Thursday, 28 February 2013

The Owl Killers by Karen Maitland


 Review by Liza Perrat
Having loved Company of Liars, I was excited to read Karen Maitland’s next novel, The Owl Killers, set in Ulewic, a 14th century village near Norfolk.

For centuries, Ulewic has been ruled by both the lord of the manor and by the Owl Masters - a predatory, pagan group empowered by fear, blackmail and superstition to dispense a harsh form of law and order.
A group of religious women settles in a beguinage outside the village and when their crops succeed and their animals survive diseases, jealousy and conflict are brought to a head in Ulewic.
The author uses a multiple narrative voice flawlessly, each voice distinct and compelling. I engaged with every one of the characters, whose lives are drawn out smoothly and interwoven into the main story in an unobtrusive and enjoyable way.
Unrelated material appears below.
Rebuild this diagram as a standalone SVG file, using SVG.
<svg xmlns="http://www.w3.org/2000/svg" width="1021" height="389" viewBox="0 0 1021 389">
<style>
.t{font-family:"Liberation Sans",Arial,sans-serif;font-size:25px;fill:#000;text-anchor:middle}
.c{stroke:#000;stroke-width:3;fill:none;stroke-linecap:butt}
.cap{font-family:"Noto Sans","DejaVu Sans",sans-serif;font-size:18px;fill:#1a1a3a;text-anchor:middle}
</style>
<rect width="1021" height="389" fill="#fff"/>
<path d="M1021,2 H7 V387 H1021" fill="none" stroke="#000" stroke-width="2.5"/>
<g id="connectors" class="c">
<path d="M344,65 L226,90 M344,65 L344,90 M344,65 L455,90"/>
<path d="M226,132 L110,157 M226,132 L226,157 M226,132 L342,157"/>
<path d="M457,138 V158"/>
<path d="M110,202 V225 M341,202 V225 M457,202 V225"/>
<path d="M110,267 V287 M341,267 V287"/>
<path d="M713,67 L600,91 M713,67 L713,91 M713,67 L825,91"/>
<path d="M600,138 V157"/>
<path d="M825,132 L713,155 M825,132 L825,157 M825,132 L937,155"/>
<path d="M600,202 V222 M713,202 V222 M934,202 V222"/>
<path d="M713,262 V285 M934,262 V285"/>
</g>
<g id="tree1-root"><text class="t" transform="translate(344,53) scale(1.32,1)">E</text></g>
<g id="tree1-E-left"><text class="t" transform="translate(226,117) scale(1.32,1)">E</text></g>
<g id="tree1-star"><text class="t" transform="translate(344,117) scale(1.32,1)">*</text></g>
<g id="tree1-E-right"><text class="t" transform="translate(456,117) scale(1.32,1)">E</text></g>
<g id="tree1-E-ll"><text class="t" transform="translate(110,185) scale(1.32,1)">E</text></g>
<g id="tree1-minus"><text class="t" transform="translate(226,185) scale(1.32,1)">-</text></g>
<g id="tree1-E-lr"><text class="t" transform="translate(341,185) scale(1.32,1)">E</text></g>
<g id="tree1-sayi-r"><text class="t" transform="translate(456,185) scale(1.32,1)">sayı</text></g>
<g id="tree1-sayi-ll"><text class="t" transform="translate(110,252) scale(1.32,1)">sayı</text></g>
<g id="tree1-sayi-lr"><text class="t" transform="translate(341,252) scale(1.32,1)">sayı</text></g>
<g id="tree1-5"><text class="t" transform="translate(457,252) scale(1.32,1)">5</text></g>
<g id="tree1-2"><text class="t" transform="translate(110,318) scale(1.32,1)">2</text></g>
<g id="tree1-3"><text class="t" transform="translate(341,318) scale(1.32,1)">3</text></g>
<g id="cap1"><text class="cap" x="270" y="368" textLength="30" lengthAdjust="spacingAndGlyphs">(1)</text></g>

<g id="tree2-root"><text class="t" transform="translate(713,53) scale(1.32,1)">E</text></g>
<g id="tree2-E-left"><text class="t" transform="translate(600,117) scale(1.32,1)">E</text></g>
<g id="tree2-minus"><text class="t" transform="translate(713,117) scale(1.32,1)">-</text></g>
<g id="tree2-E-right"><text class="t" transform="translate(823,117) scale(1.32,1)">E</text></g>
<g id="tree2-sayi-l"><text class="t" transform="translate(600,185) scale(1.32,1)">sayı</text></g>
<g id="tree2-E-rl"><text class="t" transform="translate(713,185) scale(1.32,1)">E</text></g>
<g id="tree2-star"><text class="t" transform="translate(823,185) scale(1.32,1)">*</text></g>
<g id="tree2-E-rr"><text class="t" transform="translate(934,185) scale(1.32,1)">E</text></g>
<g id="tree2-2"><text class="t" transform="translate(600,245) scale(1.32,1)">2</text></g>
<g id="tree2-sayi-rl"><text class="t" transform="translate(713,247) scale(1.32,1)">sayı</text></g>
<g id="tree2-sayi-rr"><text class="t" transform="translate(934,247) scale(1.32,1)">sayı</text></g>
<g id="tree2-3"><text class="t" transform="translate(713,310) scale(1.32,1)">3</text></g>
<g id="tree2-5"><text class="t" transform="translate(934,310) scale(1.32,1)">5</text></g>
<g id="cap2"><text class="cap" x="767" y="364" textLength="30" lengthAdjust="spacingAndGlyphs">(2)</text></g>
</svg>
Pagan and Christian ways intermingle and clash, the story steeped in witchcraft, heresy, mystery, suspense and tragedy. At times very dark and bleak, it also evokes human nature at its best, and explores the power of faith.
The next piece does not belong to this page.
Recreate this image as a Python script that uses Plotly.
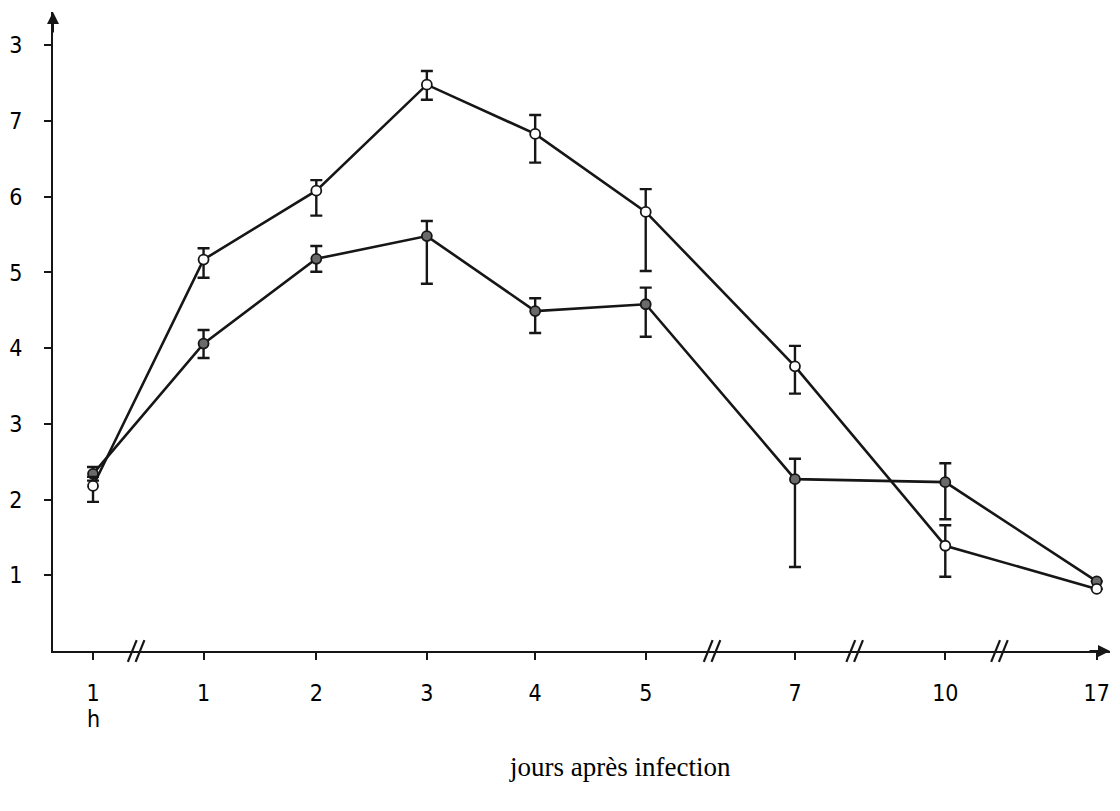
import plotly.graph_objects as go

# ---- data ----
x_labels = ["1", "1", "2", "3", "4", "5", "7", "10", "17"]
open_mean = [2.18, 5.17, 6.08, 7.48, 6.83, 5.80, 3.76, 1.39, 0.82]
open_hi = [2.30, 5.32, 6.22, 7.66, 7.08, 6.10, 4.03, 1.66, 0.82]
open_lo = [1.97, 4.93, 5.75, 7.28, 6.45, 5.02, 3.40, 0.98, 0.82]
filled_mean = [2.34, 4.06, 5.18, 5.48, 4.49, 4.58, 2.27, 2.23, 0.92]
filled_hi = [2.43, 4.24, 5.35, 5.68, 4.66, 4.80, 2.54, 2.48, 0.92]
filled_lo = [2.25, 3.87, 5.01, 4.85, 4.20, 4.15, 1.11, 1.74, 0.92]
y_tickvals = [1, 2, 3, 4, 5, 6, 7, 8]
y_ticktext = ["1", "2", "3", "4", "5", "6", "7", "3"]

# ---- layout helpers (broken axis: positions on the drawn scale) ----
x_pos = [0, 1, 2.02, 3.02, 4.0, 5.0, 6.35, 7.71, 9.08]
break_pos = [0.40, 5.61, 6.90, 8.21]
X_RANGE = [-0.362, 9.2]
Y_RANGE = [0, 8.44]

LINE = "#161616"

def err(mean, hi, lo):
    return [h - m for h, m in zip(hi, mean)], [m - l for m, l in zip(mean, lo)]

fig = go.Figure()

fe_p, fe_m = err(filled_mean, filled_hi, filled_lo)
fig.add_trace(go.Scatter(
    x=x_pos, y=filled_mean, mode="lines+markers",
    line=dict(color=LINE, width=2.6),
    marker=dict(size=10, color="#6a6a6a", line=dict(color=LINE, width=1.8)),
    error_y=dict(type="data", array=fe_p, arrayminus=fe_m, color=LINE,
                 thickness=2.4, width=6),
    showlegend=False,
))

oe_p, oe_m = err(open_mean, open_hi, open_lo)
fig.add_trace(go.Scatter(
    x=x_pos, y=open_mean, mode="lines+markers",
    line=dict(color=LINE, width=2.6),
    marker=dict(size=10, color="white", line=dict(color=LINE, width=1.8)),
    error_y=dict(type="data", array=oe_p, arrayminus=oe_m, color=LINE,
                 thickness=2.4, width=6),
    showlegend=False,
))

tick_font = dict(family="Liberation Sans Narrow, DejaVu Sans Condensed, DejaVu Sans",
                 size=23, color="#000")

fig.update_layout(
    width=1120, height=811,
    margin=dict(l=53, r=10, t=12, b=160),
    paper_bgcolor="white", plot_bgcolor="white",
    xaxis=dict(range=X_RANGE, showgrid=False, zeroline=False,
               showline=True, linecolor=LINE, linewidth=2,
               ticks="outside", ticklen=7, tickwidth=2, tickcolor=LINE,
               tickvals=x_pos, ticktext=x_labels, tickfont=tick_font,
               ticklabelstandoff=13),
    yaxis=dict(range=Y_RANGE, showgrid=False, zeroline=False,
               showline=True, linecolor=LINE, linewidth=2,
               ticks="outside", ticklen=7, tickwidth=2, tickcolor=LINE,
               tickvals=y_tickvals, ticktext=y_ticktext, tickfont=tick_font,
               ticklabelstandoff=17),
)

def xp(v):
    return (v - X_RANGE[0]) / (X_RANGE[1] - X_RANGE[0])

shapes = []
for b in break_pos:
    for off in (-0.045, 0.025):
        shapes.append(dict(type="line", xref="paper", yref="paper",
                           x0=xp(b + off - 0.04), y0=-0.017,
                           x1=xp(b + off + 0.04), y1=0.017,
                           line=dict(color=LINE, width=2.2)))
fig.update_layout(shapes=shapes)

annotations = [
    # axis arrows
    dict(x=1, y=0, xref="paper", yref="paper", ax=-22, ay=0, text="",
         showarrow=True, arrowhead=2, arrowsize=1.2, arrowwidth=2, arrowcolor=LINE),
    dict(x=0, y=1, xref="paper", yref="paper", ax=0, ay=22, text="",
         showarrow=True, arrowhead=2, arrowsize=1.2, arrowwidth=2, arrowcolor=LINE),
    # "h" under first tick
    dict(x=x_pos[0], y=-0.106, xref="x", yref="paper", text="h",
         showarrow=False, font=tick_font, xanchor="center", yanchor="middle"),
    # axis title
    dict(x=0.536, y=-0.1815, xref="paper", yref="paper", text="jours après infection",
         showarrow=False, font=dict(family="Liberation Serif", size=27, color="black"),
         xanchor="center", yanchor="middle"),
]
fig.update_layout(annotations=annotations)

fig.write_html("out.html")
The author has vividly brought to life a medieval community where the mind was ruled by religion and superstition. Through simple, lyrical prose, she builds the plot to a conclusion that provides both resolution and the expectation of what might have happened next.
Karen Maitland truly knows how to write about what interests her, and I would highly recommend The Owl Killers to fans of historical fiction and the supernatural.